Exercise requirements —
Exactly as written, write out the lines below from the first to the one containing "from plotly.colors import sample_colorscale", inclusive. Pictures do not belong in the copy.
■ ■ ■ ■ ■
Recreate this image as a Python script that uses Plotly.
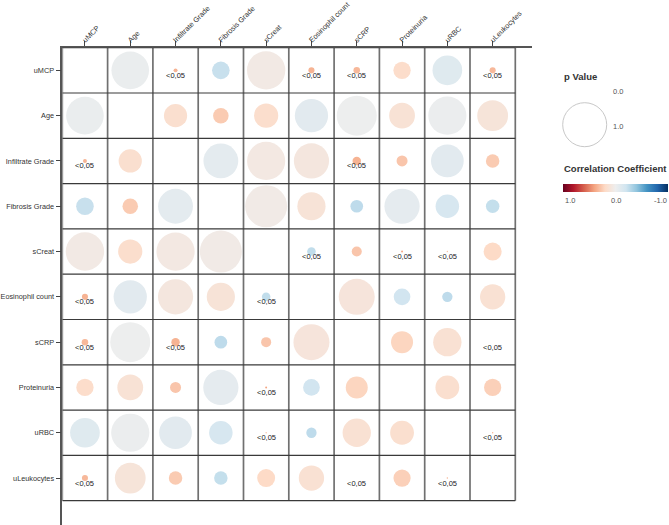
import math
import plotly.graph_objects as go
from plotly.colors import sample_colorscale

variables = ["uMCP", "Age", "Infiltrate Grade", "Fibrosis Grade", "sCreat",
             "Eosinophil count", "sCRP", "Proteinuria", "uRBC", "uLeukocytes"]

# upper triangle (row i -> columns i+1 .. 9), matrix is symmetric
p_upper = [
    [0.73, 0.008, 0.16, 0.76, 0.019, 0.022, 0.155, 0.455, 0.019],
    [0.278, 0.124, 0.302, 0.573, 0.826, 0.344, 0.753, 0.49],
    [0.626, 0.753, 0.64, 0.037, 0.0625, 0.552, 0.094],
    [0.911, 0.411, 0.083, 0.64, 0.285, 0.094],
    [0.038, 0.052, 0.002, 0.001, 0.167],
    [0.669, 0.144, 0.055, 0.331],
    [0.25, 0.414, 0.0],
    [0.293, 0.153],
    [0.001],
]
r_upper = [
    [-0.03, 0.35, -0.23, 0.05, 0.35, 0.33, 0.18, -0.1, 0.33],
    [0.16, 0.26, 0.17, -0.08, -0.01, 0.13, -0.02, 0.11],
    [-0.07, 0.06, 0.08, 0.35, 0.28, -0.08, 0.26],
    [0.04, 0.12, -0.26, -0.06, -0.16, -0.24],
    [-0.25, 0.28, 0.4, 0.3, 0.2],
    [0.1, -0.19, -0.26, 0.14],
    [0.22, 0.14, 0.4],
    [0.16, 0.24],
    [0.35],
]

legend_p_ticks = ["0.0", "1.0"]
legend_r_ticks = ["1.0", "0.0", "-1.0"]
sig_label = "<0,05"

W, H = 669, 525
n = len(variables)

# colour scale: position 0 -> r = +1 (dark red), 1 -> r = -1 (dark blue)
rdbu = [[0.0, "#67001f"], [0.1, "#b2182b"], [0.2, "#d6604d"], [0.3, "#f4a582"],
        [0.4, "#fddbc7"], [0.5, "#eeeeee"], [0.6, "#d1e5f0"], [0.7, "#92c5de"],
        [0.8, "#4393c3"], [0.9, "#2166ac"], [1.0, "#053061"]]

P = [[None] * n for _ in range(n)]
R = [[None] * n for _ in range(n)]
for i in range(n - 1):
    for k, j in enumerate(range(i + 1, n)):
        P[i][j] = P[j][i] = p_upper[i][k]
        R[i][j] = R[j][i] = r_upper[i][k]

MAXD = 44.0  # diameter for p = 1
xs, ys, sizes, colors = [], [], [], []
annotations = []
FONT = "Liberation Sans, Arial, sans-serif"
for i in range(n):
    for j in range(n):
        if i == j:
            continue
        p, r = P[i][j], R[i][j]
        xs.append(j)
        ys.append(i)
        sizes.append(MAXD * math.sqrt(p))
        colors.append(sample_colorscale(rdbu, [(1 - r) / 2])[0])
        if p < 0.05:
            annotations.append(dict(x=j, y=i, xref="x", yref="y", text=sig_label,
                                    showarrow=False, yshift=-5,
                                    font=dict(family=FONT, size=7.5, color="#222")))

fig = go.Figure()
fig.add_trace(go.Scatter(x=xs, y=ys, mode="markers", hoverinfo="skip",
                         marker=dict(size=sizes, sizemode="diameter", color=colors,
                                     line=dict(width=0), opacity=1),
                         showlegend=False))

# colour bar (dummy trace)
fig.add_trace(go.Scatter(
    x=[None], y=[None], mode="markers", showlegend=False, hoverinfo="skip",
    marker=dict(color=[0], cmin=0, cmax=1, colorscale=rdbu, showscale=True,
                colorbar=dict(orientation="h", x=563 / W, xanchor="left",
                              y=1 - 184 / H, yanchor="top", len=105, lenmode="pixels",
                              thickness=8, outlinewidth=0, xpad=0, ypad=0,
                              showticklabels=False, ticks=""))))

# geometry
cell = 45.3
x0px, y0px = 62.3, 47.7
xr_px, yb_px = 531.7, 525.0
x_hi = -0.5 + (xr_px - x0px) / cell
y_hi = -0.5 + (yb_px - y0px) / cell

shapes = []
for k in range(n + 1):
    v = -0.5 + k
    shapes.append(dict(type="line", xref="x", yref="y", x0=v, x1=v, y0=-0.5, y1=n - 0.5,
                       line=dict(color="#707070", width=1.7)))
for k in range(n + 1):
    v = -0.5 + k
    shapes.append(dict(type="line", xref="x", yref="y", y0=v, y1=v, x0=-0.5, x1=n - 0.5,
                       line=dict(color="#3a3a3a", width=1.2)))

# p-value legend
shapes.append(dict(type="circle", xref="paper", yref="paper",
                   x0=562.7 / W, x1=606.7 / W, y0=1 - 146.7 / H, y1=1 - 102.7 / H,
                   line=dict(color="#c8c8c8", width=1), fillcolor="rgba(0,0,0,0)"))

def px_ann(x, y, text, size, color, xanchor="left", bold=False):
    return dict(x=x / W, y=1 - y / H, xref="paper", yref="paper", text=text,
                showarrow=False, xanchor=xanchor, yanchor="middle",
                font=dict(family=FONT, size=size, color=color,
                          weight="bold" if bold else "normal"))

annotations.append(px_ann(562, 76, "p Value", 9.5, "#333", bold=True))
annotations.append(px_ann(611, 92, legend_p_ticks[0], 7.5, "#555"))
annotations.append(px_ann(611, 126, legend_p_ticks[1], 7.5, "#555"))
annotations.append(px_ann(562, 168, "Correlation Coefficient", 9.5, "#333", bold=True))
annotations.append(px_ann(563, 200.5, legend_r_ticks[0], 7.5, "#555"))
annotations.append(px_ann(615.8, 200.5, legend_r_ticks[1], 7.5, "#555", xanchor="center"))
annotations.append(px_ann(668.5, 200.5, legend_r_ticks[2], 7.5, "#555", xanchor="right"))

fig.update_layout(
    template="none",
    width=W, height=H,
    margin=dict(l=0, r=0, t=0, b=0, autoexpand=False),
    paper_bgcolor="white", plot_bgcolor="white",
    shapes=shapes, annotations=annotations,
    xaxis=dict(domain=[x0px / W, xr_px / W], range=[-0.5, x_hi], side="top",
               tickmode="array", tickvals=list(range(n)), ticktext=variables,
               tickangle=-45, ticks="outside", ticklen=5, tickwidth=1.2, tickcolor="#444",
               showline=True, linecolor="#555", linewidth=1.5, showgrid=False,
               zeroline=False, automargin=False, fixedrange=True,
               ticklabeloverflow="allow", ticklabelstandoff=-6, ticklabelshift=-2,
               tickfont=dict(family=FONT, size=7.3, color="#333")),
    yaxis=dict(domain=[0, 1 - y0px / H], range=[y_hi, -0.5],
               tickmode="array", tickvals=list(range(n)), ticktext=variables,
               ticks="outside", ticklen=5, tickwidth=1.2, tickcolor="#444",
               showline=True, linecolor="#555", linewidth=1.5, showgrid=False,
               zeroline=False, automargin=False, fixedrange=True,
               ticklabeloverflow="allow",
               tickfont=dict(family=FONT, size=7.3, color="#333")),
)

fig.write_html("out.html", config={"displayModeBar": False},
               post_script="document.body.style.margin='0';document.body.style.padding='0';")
■ ■ ■ ■ ■
Answer to the task —
Recreate this image as a Python script that uses Plotly.
import math
import plotly.graph_objects as go
from plotly.colors import sample_colorscale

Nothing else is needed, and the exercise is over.